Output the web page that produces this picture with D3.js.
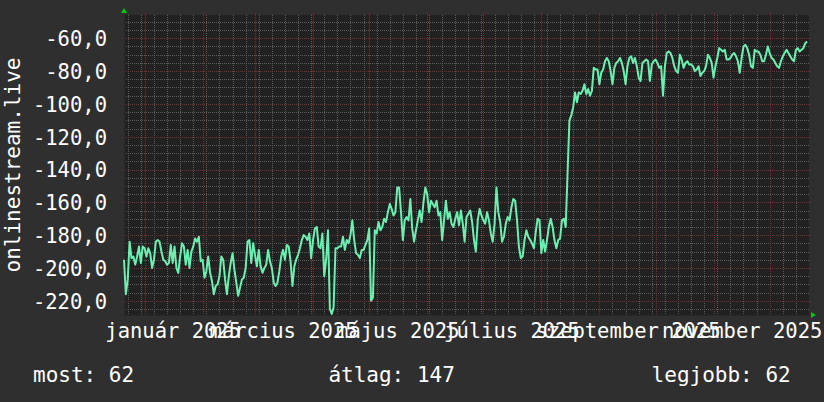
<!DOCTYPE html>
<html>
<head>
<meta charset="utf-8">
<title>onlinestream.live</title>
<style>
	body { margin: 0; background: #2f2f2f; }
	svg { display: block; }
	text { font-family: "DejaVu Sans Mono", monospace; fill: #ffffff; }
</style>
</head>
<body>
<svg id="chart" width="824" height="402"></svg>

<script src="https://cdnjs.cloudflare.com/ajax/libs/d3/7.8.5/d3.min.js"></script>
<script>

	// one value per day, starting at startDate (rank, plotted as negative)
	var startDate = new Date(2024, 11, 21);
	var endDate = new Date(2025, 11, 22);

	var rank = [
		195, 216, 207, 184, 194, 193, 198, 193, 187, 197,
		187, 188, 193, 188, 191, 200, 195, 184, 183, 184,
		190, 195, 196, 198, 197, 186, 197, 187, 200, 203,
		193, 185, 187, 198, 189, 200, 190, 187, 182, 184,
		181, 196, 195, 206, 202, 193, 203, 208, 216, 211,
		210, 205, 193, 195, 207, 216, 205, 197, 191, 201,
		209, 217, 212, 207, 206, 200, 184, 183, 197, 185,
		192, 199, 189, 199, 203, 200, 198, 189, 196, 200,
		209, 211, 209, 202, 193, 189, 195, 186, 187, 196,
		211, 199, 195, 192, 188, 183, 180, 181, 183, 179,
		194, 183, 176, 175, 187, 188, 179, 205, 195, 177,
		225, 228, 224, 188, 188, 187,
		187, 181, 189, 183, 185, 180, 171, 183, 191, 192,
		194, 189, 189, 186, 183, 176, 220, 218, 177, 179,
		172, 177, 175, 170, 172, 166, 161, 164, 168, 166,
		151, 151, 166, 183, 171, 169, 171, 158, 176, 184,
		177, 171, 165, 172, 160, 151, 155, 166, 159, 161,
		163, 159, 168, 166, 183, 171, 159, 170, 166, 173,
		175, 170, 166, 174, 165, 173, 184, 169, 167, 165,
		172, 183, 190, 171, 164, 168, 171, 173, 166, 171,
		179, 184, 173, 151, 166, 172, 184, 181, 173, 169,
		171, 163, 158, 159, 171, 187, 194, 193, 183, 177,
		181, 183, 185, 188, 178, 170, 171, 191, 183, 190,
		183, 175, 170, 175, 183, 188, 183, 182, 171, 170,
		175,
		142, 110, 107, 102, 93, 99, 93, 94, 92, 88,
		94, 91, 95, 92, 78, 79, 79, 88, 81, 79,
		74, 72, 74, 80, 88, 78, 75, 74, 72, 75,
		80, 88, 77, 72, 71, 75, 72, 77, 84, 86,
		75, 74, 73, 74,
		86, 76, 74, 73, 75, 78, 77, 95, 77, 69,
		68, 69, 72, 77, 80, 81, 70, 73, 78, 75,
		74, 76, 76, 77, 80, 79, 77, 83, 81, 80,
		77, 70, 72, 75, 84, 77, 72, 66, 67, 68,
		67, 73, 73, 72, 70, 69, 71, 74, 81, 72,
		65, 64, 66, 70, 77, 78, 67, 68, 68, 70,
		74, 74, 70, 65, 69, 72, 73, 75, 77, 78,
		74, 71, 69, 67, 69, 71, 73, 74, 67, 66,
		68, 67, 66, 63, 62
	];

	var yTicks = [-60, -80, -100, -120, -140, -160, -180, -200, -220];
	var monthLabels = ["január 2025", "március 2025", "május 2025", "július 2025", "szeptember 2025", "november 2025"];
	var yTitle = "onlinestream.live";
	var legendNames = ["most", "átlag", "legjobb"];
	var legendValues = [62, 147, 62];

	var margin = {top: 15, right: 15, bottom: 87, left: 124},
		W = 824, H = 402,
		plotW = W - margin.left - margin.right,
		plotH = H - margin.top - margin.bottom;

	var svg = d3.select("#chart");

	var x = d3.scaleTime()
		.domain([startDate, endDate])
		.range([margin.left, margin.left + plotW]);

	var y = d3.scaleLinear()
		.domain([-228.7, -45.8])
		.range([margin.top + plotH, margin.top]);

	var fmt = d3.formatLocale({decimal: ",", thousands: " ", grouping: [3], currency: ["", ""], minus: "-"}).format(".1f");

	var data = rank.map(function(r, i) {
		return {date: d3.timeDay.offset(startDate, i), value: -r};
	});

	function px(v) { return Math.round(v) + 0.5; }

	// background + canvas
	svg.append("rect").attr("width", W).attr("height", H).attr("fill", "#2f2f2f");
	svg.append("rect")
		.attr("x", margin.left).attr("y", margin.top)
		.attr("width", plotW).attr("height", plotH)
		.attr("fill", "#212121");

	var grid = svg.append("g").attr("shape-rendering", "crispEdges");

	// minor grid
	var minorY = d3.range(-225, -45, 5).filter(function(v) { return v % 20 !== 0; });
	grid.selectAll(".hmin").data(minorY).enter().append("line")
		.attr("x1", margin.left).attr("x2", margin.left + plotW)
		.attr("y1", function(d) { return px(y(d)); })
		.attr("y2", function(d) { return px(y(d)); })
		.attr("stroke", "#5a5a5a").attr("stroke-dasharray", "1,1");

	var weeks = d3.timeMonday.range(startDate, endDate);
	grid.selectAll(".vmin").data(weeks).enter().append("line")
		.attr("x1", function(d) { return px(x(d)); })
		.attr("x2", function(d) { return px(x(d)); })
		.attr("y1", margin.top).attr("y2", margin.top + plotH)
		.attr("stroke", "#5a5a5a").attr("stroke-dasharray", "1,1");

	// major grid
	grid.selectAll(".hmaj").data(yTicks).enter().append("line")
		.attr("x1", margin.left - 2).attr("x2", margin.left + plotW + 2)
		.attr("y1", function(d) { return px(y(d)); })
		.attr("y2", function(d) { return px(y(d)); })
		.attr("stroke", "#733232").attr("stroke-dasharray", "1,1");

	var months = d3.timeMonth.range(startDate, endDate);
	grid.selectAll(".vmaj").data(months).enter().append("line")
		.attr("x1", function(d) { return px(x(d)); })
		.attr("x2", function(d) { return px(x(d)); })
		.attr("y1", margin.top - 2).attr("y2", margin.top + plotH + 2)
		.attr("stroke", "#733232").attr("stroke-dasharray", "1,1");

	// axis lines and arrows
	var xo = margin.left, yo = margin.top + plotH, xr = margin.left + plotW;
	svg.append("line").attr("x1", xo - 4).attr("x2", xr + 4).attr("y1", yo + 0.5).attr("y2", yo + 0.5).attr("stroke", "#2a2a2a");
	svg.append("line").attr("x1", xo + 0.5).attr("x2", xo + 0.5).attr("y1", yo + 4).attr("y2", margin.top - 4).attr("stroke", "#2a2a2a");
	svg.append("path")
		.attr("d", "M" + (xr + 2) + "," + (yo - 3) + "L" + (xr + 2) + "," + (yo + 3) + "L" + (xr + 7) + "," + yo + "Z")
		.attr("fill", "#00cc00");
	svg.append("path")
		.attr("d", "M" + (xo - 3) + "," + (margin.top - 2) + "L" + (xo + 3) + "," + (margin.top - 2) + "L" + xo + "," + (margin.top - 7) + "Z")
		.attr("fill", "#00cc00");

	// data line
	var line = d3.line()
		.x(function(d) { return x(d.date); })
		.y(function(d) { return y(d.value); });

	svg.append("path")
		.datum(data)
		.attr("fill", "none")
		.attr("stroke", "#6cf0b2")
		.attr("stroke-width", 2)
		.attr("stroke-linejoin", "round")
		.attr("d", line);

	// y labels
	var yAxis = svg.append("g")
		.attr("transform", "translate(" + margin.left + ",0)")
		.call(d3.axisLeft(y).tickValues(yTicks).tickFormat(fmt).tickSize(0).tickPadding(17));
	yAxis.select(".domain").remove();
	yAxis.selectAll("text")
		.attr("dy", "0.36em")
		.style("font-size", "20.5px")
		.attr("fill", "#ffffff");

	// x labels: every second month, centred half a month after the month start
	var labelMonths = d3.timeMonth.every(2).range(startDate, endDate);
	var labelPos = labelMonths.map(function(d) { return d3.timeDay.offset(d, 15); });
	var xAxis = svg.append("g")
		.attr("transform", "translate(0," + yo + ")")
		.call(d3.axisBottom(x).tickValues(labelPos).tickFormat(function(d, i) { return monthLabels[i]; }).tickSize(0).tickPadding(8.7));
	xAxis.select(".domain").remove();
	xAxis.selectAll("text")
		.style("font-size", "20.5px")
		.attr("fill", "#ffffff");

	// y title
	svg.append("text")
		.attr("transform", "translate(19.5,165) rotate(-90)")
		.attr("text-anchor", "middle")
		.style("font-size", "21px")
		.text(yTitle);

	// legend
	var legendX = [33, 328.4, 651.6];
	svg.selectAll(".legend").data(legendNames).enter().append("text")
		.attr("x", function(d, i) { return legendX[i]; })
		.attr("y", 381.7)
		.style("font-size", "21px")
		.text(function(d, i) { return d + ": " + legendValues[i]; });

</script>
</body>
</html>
==
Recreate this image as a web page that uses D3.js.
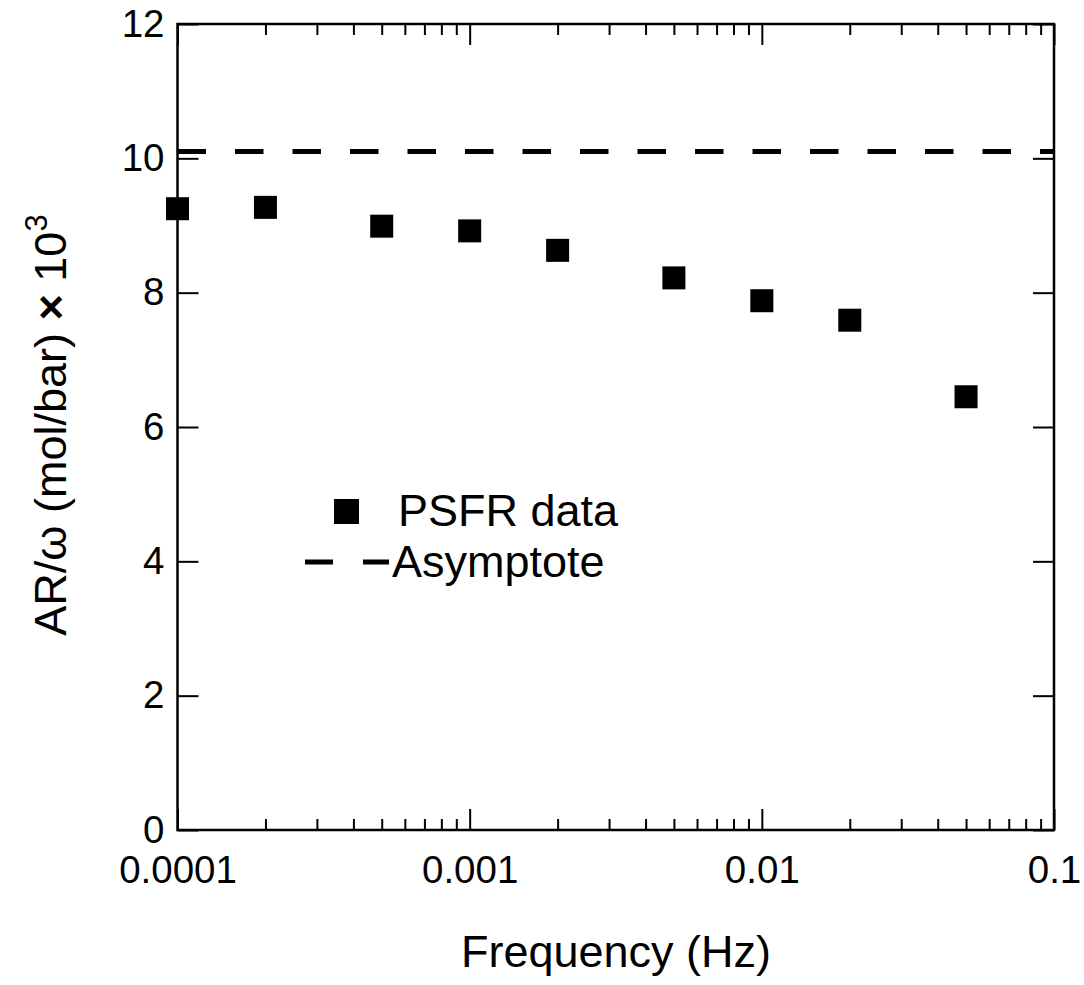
==
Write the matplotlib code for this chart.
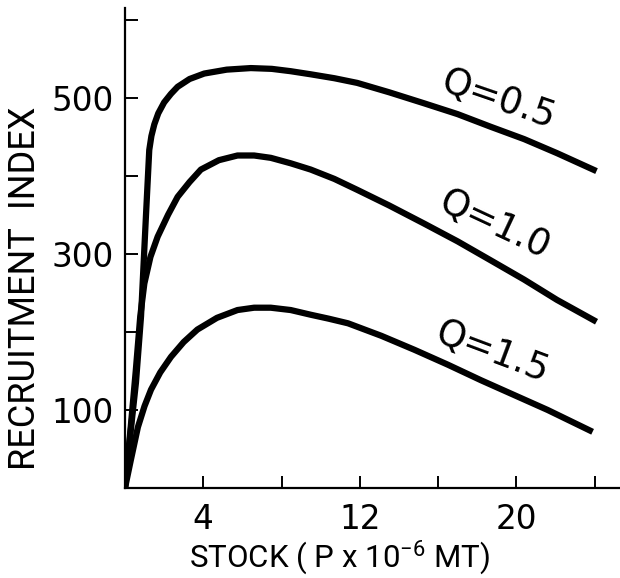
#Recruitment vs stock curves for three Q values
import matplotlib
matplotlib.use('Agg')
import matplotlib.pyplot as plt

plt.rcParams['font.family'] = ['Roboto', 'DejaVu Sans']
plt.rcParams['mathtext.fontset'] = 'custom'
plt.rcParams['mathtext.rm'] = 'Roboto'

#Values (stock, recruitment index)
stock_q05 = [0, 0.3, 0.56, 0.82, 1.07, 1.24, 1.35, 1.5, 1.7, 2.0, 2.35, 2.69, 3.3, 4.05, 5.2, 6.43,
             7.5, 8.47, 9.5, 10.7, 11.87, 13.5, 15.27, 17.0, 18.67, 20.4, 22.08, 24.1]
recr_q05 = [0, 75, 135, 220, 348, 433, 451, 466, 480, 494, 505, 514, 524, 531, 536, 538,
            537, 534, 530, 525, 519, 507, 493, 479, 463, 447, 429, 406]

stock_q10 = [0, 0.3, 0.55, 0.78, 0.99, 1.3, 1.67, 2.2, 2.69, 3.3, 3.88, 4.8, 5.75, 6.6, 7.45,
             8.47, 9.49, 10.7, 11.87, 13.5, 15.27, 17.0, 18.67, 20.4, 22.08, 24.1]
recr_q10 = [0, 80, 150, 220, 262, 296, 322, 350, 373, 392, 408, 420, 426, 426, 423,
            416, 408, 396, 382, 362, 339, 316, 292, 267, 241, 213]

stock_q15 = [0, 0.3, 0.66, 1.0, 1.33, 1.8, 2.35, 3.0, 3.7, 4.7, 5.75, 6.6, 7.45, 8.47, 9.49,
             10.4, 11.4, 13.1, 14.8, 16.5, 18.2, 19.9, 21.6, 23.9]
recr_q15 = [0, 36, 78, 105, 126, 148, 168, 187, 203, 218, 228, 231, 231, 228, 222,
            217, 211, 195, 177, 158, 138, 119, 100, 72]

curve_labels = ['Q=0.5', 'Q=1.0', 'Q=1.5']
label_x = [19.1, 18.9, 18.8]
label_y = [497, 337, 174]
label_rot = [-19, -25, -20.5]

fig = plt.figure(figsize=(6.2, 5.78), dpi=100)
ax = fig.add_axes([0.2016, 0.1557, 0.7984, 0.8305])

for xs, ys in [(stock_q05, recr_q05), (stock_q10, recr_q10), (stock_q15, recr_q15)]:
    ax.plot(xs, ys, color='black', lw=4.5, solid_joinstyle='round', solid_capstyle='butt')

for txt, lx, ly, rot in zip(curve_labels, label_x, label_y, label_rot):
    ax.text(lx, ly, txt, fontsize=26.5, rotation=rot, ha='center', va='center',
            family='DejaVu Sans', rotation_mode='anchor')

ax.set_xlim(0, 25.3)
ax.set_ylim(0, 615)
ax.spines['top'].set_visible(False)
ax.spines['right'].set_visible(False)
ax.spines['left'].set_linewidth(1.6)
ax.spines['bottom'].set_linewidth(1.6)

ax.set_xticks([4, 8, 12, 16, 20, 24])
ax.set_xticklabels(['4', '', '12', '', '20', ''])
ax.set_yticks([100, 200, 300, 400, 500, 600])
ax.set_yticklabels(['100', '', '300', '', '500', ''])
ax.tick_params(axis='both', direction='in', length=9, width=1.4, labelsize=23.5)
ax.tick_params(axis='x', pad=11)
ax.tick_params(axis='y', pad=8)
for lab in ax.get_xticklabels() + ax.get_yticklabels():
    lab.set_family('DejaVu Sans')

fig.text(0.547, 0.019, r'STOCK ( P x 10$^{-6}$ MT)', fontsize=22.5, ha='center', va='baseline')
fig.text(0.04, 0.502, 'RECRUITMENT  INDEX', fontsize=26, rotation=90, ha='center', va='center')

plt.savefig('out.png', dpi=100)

Written request: Repeat, with no pictures, exactly the lines from the one containing "Output the web" through the one containing "var endDate = new Date(2025, 11, 22);", the first and last included.

Output of the task:
Output the web page that produces this picture with D3.js.
<!DOCTYPE html>
<html>
<head>
<meta charset="utf-8">
<title>onlinestream.live</title>
<style>
	body { margin: 0; background: #2f2f2f; }
	svg { display: block; }
	text { font-family: "DejaVu Sans Mono", monospace; fill: #ffffff; }
</style>
</head>
<body>
<svg id="chart" width="824" height="402"></svg>

<script src="https://cdnjs.cloudflare.com/ajax/libs/d3/7.8.5/d3.min.js"></script>
<script>

	// one value per day, starting at startDate (rank, plotted as negative)
	var startDate = new Date(2024, 11, 21);
	var endDate = new Date(2025, 11, 22);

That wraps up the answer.